◆ **EXCERPTED DATA**
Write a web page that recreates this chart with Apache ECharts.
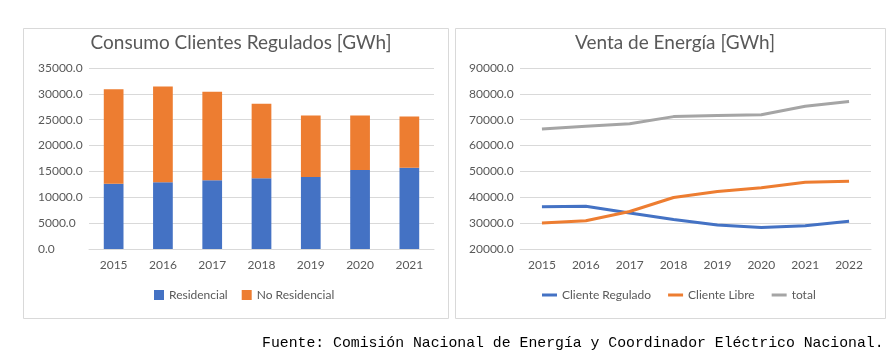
<!DOCTYPE html>
<html>
<head>
<meta charset="utf-8">
<script src="https://cdn.jsdelivr.net/npm/echarts@6/dist/echarts.min.js"></script>
<style>
html,body{margin:0;padding:0;background:#fff;}
#c{width:887px;height:358px;}
</style>
</head>
<body>
<div id="c"></div>
<script>
const barYears = ['2015','2016','2017','2018','2019','2020','2021'];
const residencial = [12600, 12900, 13300, 13700, 13900, 15300, 15700];
const noResidencial = [18300, 18500, 17100, 14400, 11900, 10500, 9900];

const lineYears = ['2015','2016','2017','2018','2019','2020','2021','2022'];
const clienteRegulado = [36300, 36500, 33900, 31400, 29300, 28300, 29000, 30700];
const clienteLibre = [30100, 30900, 34500, 39900, 42200, 43700, 45800, 46200];
const total = [66400, 67500, 68400, 71200, 71600, 71900, 75200, 77000];

const FONT = 'Lato, "Open Sans", sans-serif';
const TXT = '#595959';
const GRID = '#d9d9d9';

const chart = echarts.init(document.getElementById('c'), null, {renderer:'canvas'});
const fmt = v => v.toFixed(1);

chart.setOption({
  animation: false,
  backgroundColor: '#fff',
  textStyle: {fontFamily: FONT},
  title: [
    {text: 'Consumo Clientes Regulados [GWh]', left: 236, top: 28, textAlign: 'center',
     textStyle: {fontFamily: FONT, fontSize: 19, fontWeight: 'normal', color: TXT}},
    {text: 'Venta de Energía [GWh]', left: 670, top: 28, textAlign: 'center',
     textStyle: {fontFamily: FONT, fontSize: 19, fontWeight: 'normal', color: TXT}}
  ],
  graphic: [
    {type: 'rect', shape: {x: 23.5, y: 28.5, width: 425, height: 290}, style: {fill: 'none', stroke: GRID, lineWidth: 1}, silent: true, z: -1},
    {type: 'rect', shape: {x: 455.5, y: 28.5, width: 430, height: 290}, style: {fill: 'none', stroke: GRID, lineWidth: 1}, silent: true, z: -1},
    {type: 'text', left: 262, top: 336,
     style: {text: 'Fuente: Comisión Nacional de Energía y Coordinador Eléctrico Nacional.',
             font: '14.8px "Liberation Mono", "DejaVu Sans Mono", monospace', fill: '#000'}}
  ],
  legend: [
    {data: ['Residencial', 'No Residencial'], left: 149, top: 284, itemWidth: 10, itemHeight: 10, itemGap: 14,
     icon: 'rect', textStyle: {fontFamily: FONT, fontSize: 12, color: TXT}},
    {data: ['Cliente Regulado', 'Cliente Libre', 'total'], left: 537, top: 284, itemWidth: 15, itemHeight: 3, itemGap: 17,
     icon: 'rect', textStyle: {fontFamily: FONT, fontSize: 12, color: TXT}}
  ],
  grid: [
    {left: 89, top: 68, width: 345, height: 181},
    {left: 520, top: 68, width: 351, height: 181}
  ],
  xAxis: [
    {type: 'category', gridIndex: 0, data: barYears, boundaryGap: true,
     axisLine: {lineStyle: {color: GRID}}, axisTick: {show: false},
     axisLabel: {color: TXT, fontSize: 12, fontFamily: FONT, margin: 10}},
    {type: 'category', gridIndex: 1, data: lineYears, boundaryGap: true,
     axisLine: {lineStyle: {color: GRID}}, axisTick: {show: false},
     axisLabel: {color: TXT, fontSize: 12, fontFamily: FONT, margin: 10}}
  ],
  yAxis: [
    {type: 'value', gridIndex: 0, min: 0, max: 35000, interval: 5000,
     axisLine: {show: false}, axisTick: {show: false},
     splitLine: {lineStyle: {color: GRID}},
     axisLabel: {color: TXT, fontSize: 12, fontFamily: FONT, align: 'left', margin: 51, formatter: fmt}},
    {type: 'value', gridIndex: 1, min: 20000, max: 90000, interval: 10000,
     axisLine: {show: false}, axisTick: {show: false},
     splitLine: {lineStyle: {color: GRID}},
     axisLabel: {color: TXT, fontSize: 12, fontFamily: FONT, align: 'left', margin: 51, formatter: fmt}}
  ],
  series: [
    {name: 'Residencial', type: 'bar', stack: 'a', xAxisIndex: 0, yAxisIndex: 0, data: residencial,
     barWidth: '40%', itemStyle: {color: '#4472C4'}},
    {name: 'No Residencial', type: 'bar', stack: 'a', xAxisIndex: 0, yAxisIndex: 0, data: noResidencial,
     barWidth: '40%', itemStyle: {color: '#ED7D31'}},
    {name: 'Cliente Regulado', type: 'line', xAxisIndex: 1, yAxisIndex: 1, data: clienteRegulado,
     showSymbol: false, symbol: 'none', lineStyle: {color: '#4472C4', width: 3}, itemStyle: {color: '#4472C4'}},
    {name: 'Cliente Libre', type: 'line', xAxisIndex: 1, yAxisIndex: 1, data: clienteLibre,
     showSymbol: false, symbol: 'none', lineStyle: {color: '#ED7D31', width: 3}, itemStyle: {color: '#ED7D31'}},
    {name: 'total', type: 'line', xAxisIndex: 1, yAxisIndex: 1, data: total,
     showSymbol: false, symbol: 'none', lineStyle: {color: '#A5A5A5', width: 3}, itemStyle: {color: '#A5A5A5'}}
  ]
});
</script>
</body>
</html>
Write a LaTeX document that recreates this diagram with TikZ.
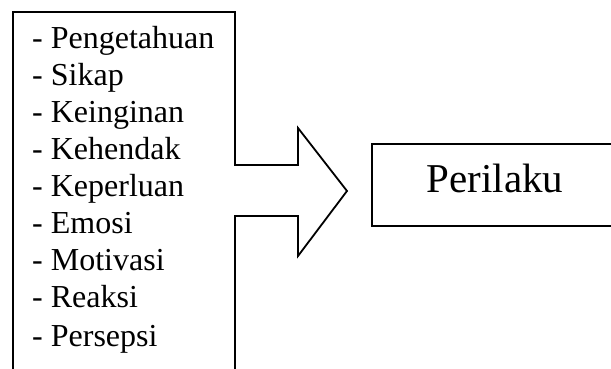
\documentclass[tikz,border=0pt]{standalone}
\usepackage{fontspec}
\setmainfont{Liberation Serif}
\begin{document}
\begin{tikzpicture}[x=1pt,y=-1pt,
  line/.style={draw=black,line width=1.8pt},
  item/.style={anchor=base west,inner sep=0pt,font=\fontsize{32}{32}\selectfont},
  big/.style={anchor=base,inner sep=0pt,font=\fontsize{41}{41}\selectfont}]
\clip (0,0) rectangle (611,369);
% outline of list box with arrow
\coordinate (bl) at (13,372);
\coordinate (tl) at (13,12);
\coordinate (tr) at (235,12);
\coordinate (n1) at (235,165);
\coordinate (n2) at (298,165);
\coordinate (ht) at (298,128);
\coordinate (tip) at (347,191);
\coordinate (hb) at (298,256);
\coordinate (n3) at (298,216);
\coordinate (n4) at (235,216);
\coordinate (br) at (235,372);
\draw[line,line join=miter] (bl) -- (tl) -- (tr) -- (n1) -- (n2) -- (ht) -- (tip) -- (hb) -- (n3) -- (n4) -- (br);
% list items
\node[item] (i1) at (32,49) {- Pengetahuan};
\node[item] (i2) at (32,86) {- Sikap};
\node[item] (i3) at (32,123) {- Keinginan};
\node[item] (i4) at (32,159) {- Kehendak};
\node[item] (i5) at (32,196) {- Keperluan};
\node[item] (i6) at (32,233) {- Emosi};
\node[item] (i7) at (32,270) {- Motivasi};
\node[item] (i8) at (32,307) {- Reaksi};
\node[item] (i9) at (32,346) {- Persepsi};
% result box
\draw[line] (625,144) -- (372,144) -- (372,226) -- (625,226);
\node[big] (res) at (495,192) {Perilaku};
\end{tikzpicture}
\end{document}
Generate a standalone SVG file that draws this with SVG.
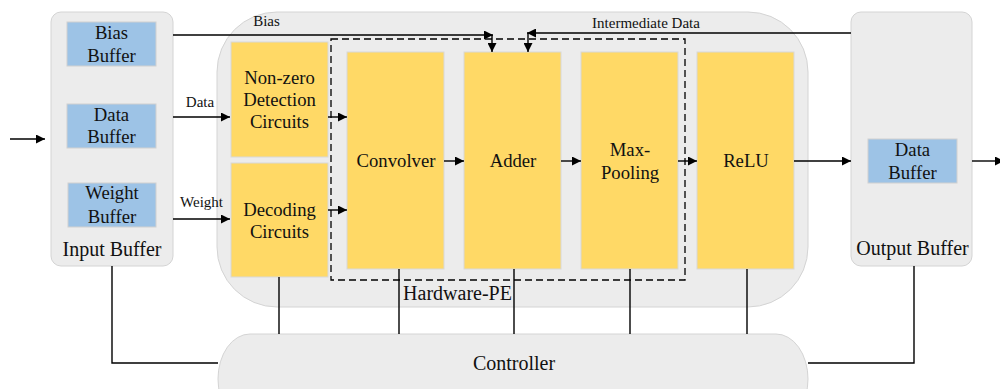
<svg xmlns="http://www.w3.org/2000/svg" width="1000" height="389" viewBox="0 0 1000 389">
<defs>
<marker id="ah" viewBox="0 0 10 10" refX="10" refY="5" markerWidth="9" markerHeight="9" markerUnits="userSpaceOnUse" orient="auto">
<path d="M0,0 L10,5 L0,10 z" fill="#000"/>
</marker>
<style>
.cont{fill:#ececec;stroke:#d4d4d4;stroke-width:1}
.blue{fill:#9dc3e6;stroke:#d0d0d0;stroke-width:1}
.yel{fill:#ffd966;stroke:#d8d8d8;stroke-width:1}
text{font-family:'Liberation Serif','Times New Roman',serif;fill:#111;text-anchor:middle}
.t{font-size:18.7px}
.b{font-size:20px}
.s{font-size:15px}
.ln{fill:none;stroke:#000;stroke-width:1.4}
.ar{fill:none;stroke:#000;stroke-width:1.4;marker-end:url(#ah)}
</style>
</defs>
<rect width="1000" height="389" fill="#fff"/>

<g id="hardware-pe">
<rect class="cont" x="217" y="12" width="591" height="295" rx="60" ry="60"/>
<text class="b" x="457.5" y="300">Hardware-PE</text>
</g>

<g id="controller">
<rect class="cont" x="218" y="334" width="590" height="90" rx="32" ry="45"/>
<text class="b" x="514" y="370">Controller</text>
</g>

<g id="input-buffer">
<rect class="cont" x="51" y="12" width="122" height="254" rx="10"/>
<text class="b" x="112" y="256">Input Buffer</text>
</g>
<g id="bias-buffer">
<rect class="blue" x="67" y="22" width="89" height="44"/>
<text class="t" x="111.5" y="39">Bias</text>
<text class="t" x="111.5" y="62">Buffer</text>
</g>
<g id="data-buffer">
<rect class="blue" x="67" y="104" width="89" height="44"/>
<text class="t" x="111.5" y="121">Data</text>
<text class="t" x="111.5" y="143">Buffer</text>
</g>
<g id="weight-buffer">
<rect class="blue" x="68" y="183" width="88" height="44"/>
<text class="t" x="112" y="199">Weight</text>
<text class="t" x="112" y="223">Buffer</text>
</g>

<g id="nonzero">
<rect class="yel" x="231" y="42" width="97" height="115"/>
<text class="t" x="279.5" y="84">Non-zero</text>
<text class="t" x="279.5" y="106">Detection</text>
<text class="t" x="279.5" y="128">Circuits</text>
</g>
<g id="decoding">
<rect class="yel" x="231" y="163" width="97" height="114"/>
<text class="t" x="279.5" y="216">Decoding</text>
<text class="t" x="279.5" y="238">Circuits</text>
</g>

<g id="pe-dashed">
<rect x="331" y="39" width="354" height="241" fill="none" stroke="#000" stroke-width="1.3" stroke-dasharray="7,4"/>
</g>

<g id="convolver">
<rect class="yel" x="347" y="52" width="97" height="217"/>
<text class="t" x="396" y="167">Convolver</text>
</g>
<g id="adder">
<rect class="yel" x="464" y="52" width="97" height="217"/>
<text class="t" x="513" y="167">Adder</text>
</g>
<g id="maxpooling">
<rect class="yel" x="581" y="52" width="97" height="217"/>
<text class="t" x="630" y="156">Max-</text>
<text class="t" x="630" y="179">Pooling</text>
</g>
<g id="relu">
<rect class="yel" x="697" y="52" width="97" height="217"/>
<text class="t" x="746" y="167">ReLU</text>
</g>

<g id="output-buffer">
<rect class="cont" x="851" y="12" width="121" height="254" rx="10"/>
<text class="b" x="912.5" y="255">Output Buffer</text>
</g>
<g id="out-data-buffer">
<rect class="blue" x="868" y="139" width="89" height="44"/>
<text class="t" x="912.5" y="156">Data</text>
<text class="t" x="912.5" y="179">Buffer</text>
</g>

<g id="connectors">
<line class="ar" x1="10" y1="139" x2="45" y2="139"/>
<line class="ar" x1="173" y1="117" x2="230" y2="117"/>
<line class="ar" x1="173" y1="219" x2="230" y2="219"/>
<line class="ar" x1="328" y1="117" x2="347" y2="117"/>
<line class="ar" x1="328" y1="210" x2="347" y2="210"/>
<line class="ar" x1="444" y1="161" x2="464" y2="161"/>
<line class="ar" x1="561" y1="161" x2="581" y2="161"/>
<line class="ar" x1="678" y1="161" x2="697" y2="161"/>
<line class="ar" x1="794" y1="161" x2="851" y2="161"/>
<line class="ar" x1="972" y1="161" x2="1004" y2="161"/>
<line class="ar" x1="173" y1="35" x2="493" y2="35"/>
<line class="ar" x1="492" y1="35" x2="492" y2="52"/>
<line class="ar" x1="851" y1="33" x2="527" y2="33"/>
<line class="ar" x1="528" y1="33" x2="528" y2="52"/>
<polyline class="ln" points="112,266 112,363 218,363"/>
<polyline class="ln" points="914,266 914,363 808,363"/>
<line class="ln" x1="279" y1="277" x2="279" y2="334"/>
<line class="ln" x1="399" y1="269" x2="399" y2="334"/>
<line class="ln" x1="514" y1="269" x2="514" y2="334"/>
<line class="ln" x1="630" y1="269" x2="630" y2="334"/>
<line class="ln" x1="747" y1="269" x2="747" y2="334"/>
<text class="s" x="266.5" y="26">Bias</text>
<text class="s" x="646" y="28">Intermediate Data</text>
<text class="s" x="200" y="107">Data</text>
<text class="s" x="201.5" y="207">Weight</text>
</g>
</svg>
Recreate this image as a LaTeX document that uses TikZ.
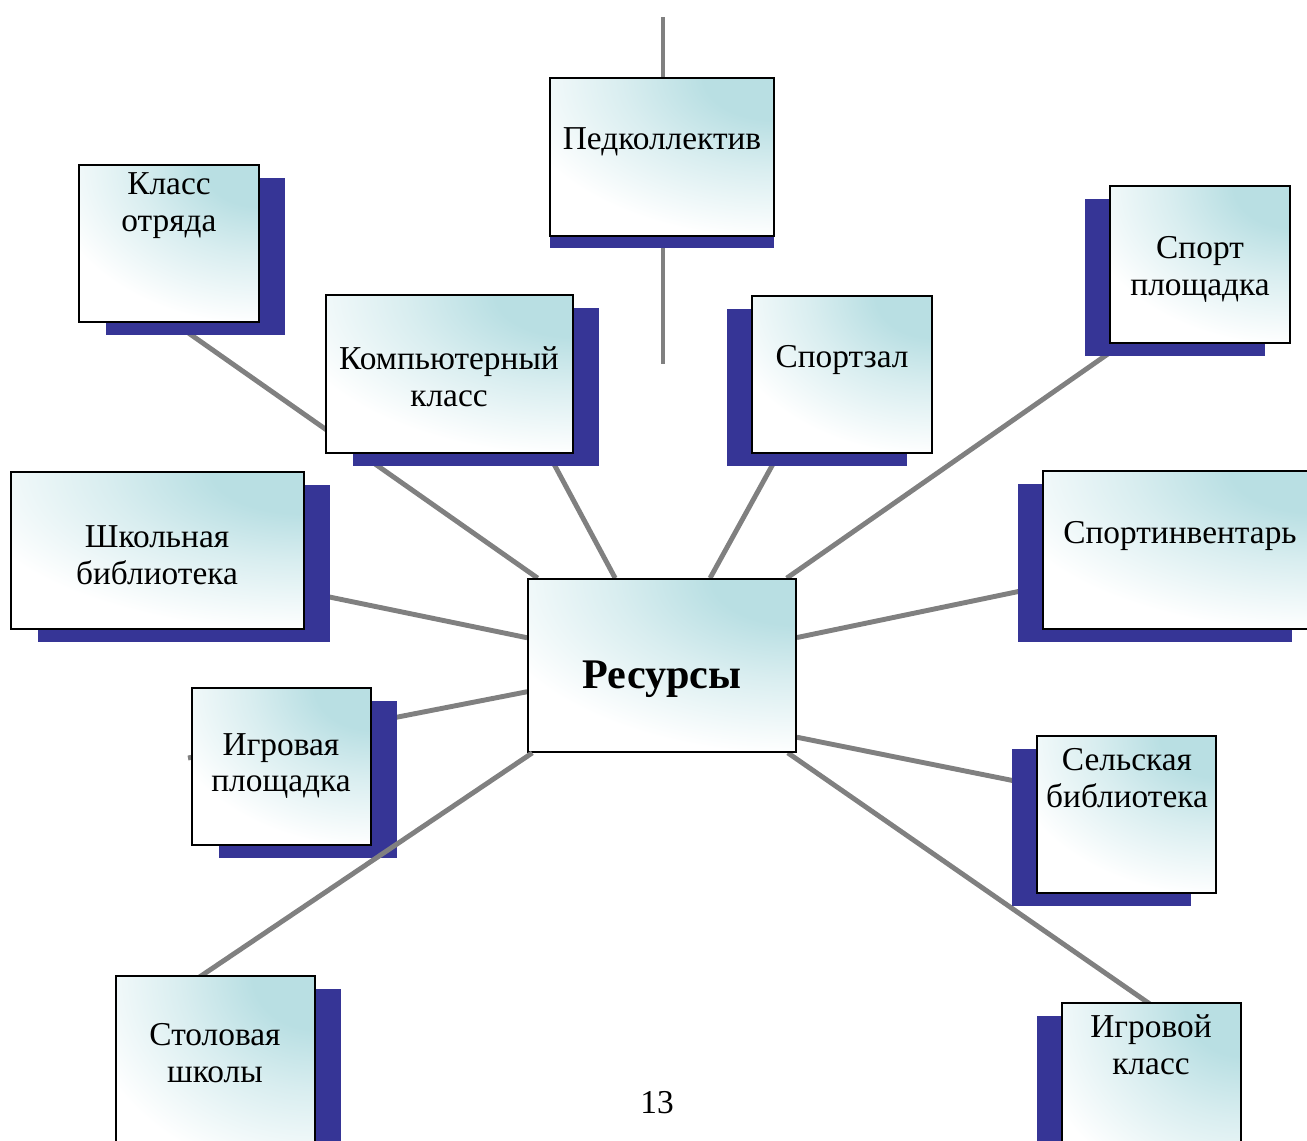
\documentclass[tikz,border=0pt]{standalone}
\usepackage{fontspec}
\setmainfont{Liberation Serif}
\usetikzlibrary{shadows,backgrounds,calc}

\definecolor{boxteal}{RGB}{185,223,227}
\definecolor{shadowblue}{RGB}{54,53,150}
\definecolor{linegray}{RGB}{128,128,128}
\pgfdeclareradialshading{glow}{\pgfpoint{0bp}{0bp}}{color(0bp)=(boxteal); color(6bp)=(boxteal); color(13bp)=(boxteal!55!white); color(23bp)=(white); color(50bp)=(white)}

\begin{document}
\begin{tikzpicture}[x=0.02cm, y=-0.02cm,
	box/.style={draw=black, line width=1pt, fill=white, inner sep=0pt,
		path picture={
			\coordinate (gw) at ($(path picture bounding box.north east)!1.3!(path picture bounding box.north west)$);
			\coordinate (ge) at ($(path picture bounding box.north east)!-1.3!(path picture bounding box.north west)$);
			\coordinate (gs) at ($(path picture bounding box.north east)!1.1!(path picture bounding box.south east)$);
			\coordinate (gn) at ($(path picture bounding box.north east)!-1.1!(path picture bounding box.south east)$);
			\shade[shading=glow] (gw |- gs) rectangle (ge |- gn);}},
	shR/.style={drop shadow={shadow xshift=0.53cm, shadow yshift=-0.26cm, fill=shadowblue, opacity=1}},
	shL/.style={drop shadow={shadow xshift=-0.5cm, shadow yshift=-0.26cm, fill=shadowblue, opacity=1}},
	shD/.style={drop shadow={shadow xshift=0cm, shadow yshift=-0.24cm, fill=shadowblue, opacity=1}},
	conn/.style={draw=linegray, line width=2.8pt},
	txt/.style={align=center, inner sep=0pt, font=\fontsize{19}{21}\selectfont}
	]

\useasboundingbox (0,0) rectangle (1307,1140);

% free ends of the connectors
\coordinate (pedtop) at (663,17);
\coordinate (pedend) at (663,364);
\coordinate (c-klass) at (170,320);
\coordinate (c-komp) at (540,438);
\coordinate (c-zal) at (784,444);
\coordinate (c-sport) at (1125,342);
\coordinate (c-inv) at (1040,587);
\coordinate (c-shkol) at (310,593);
\coordinate (c-igrpl) at (188,758);
\coordinate (c-sel) at (1040,786);
\coordinate (c-igrkl) at (1160,1011);
\coordinate (c-stol) at (195,980);

\node[box, minimum width=5.36cm, minimum height=3.46cm] (res) at (662,665.5) {};
\node[txt, font=\fontsize{24}{27}\selectfont\bfseries] (res-t) at (662,679) {Ресурсы};

\node[box, shD, minimum width=4.48cm, minimum height=3.16cm] (ped) at (662,157) {};
\node[txt] (ped-t) at (662,142) {Педколлектив};

\node[box, shR, minimum width=3.6cm, minimum height=3.14cm] (klass) at (169,243.5) {};
\node[txt] (klass-t) at (169,206) {Класс\\отряда};

\node[box, shR, minimum width=4.94cm, minimum height=3.16cm] (komp) at (449.5,374) {};
\node[txt] (komp-t) at (449,377) {Компьютерный\\класс};

\node[box, shL, minimum width=3.6cm, minimum height=3.14cm] (zal) at (842,374.5) {};
\node[txt] (zal-t) at (842,360) {Спортзал};

\node[box, shL, minimum width=3.6cm, minimum height=3.14cm] (sport) at (1200,264.5) {};
\node[txt] (sport-t) at (1200,269) {Спорт\\площадка};

\node[box, shR, minimum width=5.86cm, minimum height=3.14cm] (shkol) at (157.5,550.5) {};
\node[txt] (shkol-t) at (157,555) {Школьная\\библиотека};

\node[box, shL, minimum width=5.48cm, minimum height=3.16cm] (inv) at (1180,550) {};
\node[txt] (inv-t) at (1180,536) {Спортинвентарь};

\node[box, shR, minimum width=3.58cm, minimum height=3.14cm] (igrpl) at (281.5,766.5) {};
\node[txt] (igrpl-t) at (281,766) {Игровая\\площадка};

\node[box, shL, minimum width=3.58cm, minimum height=3.14cm] (sel) at (1126.5,814.5) {};
\node[txt] (sel-t) at (1127,778) {Сельская\\библиотека};

\node[box, shL, minimum width=3.58cm, minimum height=4cm] (igrkl) at (1151.5,1103) {};
\node[txt] (igrkl-t) at (1151,1045) {Игровой\\класс};

% connectors behind the boxes
\begin{scope}[on background layer]
\draw[conn] (pedtop) -- (pedend);
\draw[conn] (res) -- (c-klass);
\draw[conn] (res) -- (c-komp);
\draw[conn] (res) -- (c-zal);
\draw[conn] (res) -- (c-sport);
\draw[conn] (res) -- (c-inv);
\draw[conn] (res) -- (c-shkol);
\draw[conn] (res) -- (c-igrpl);
\draw[conn] (res.-28) -- (c-sel);
\draw[conn] (res) -- (c-igrkl);
\end{scope}

% this one runs over the shadow
\draw[conn] (res) -- (c-stol);

\node[box, shR, minimum width=3.98cm, minimum height=4cm] (stol) at (215.5,1076) {};
\node[txt] (stol-t) at (215,1053) {Столовая\\школы};

\node[txt] (page) at (657,1103) {13};

\end{tikzpicture}
\end{document}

◆ **REQUIRED WORK**
Repeat the lines from where the entries begin to the line with "const fmt = v => v.toFixed(1);", both included. Any picture is left out.

◆ **RESULT OF THIS EXERCISE**
Write a web page that recreates this chart with Apache ECharts.
<!DOCTYPE html>
<html>
<head>
<meta charset="utf-8">
<script src="https://cdn.jsdelivr.net/npm/echarts@6/dist/echarts.min.js"></script>
<style>
html,body{margin:0;padding:0;background:#fff;}
#c{width:887px;height:358px;}
</style>
</head>
<body>
<div id="c"></div>
<script>
const barYears = ['2015','2016','2017','2018','2019','2020','2021'];
const residencial = [12600, 12900, 13300, 13700, 13900, 15300, 15700];
const noResidencial = [18300, 18500, 17100, 14400, 11900, 10500, 9900];

const lineYears = ['2015','2016','2017','2018','2019','2020','2021','2022'];
const clienteRegulado = [36300, 36500, 33900, 31400, 29300, 28300, 29000, 30700];
const clienteLibre = [30100, 30900, 34500, 39900, 42200, 43700, 45800, 46200];
const total = [66400, 67500, 68400, 71200, 71600, 71900, 75200, 77000];

const FONT = 'Lato, "Open Sans", sans-serif';
const TXT = '#595959';
const GRID = '#d9d9d9';

const chart = echarts.init(document.getElementById('c'), null, {renderer:'canvas'});
const fmt = v => v.toFixed(1);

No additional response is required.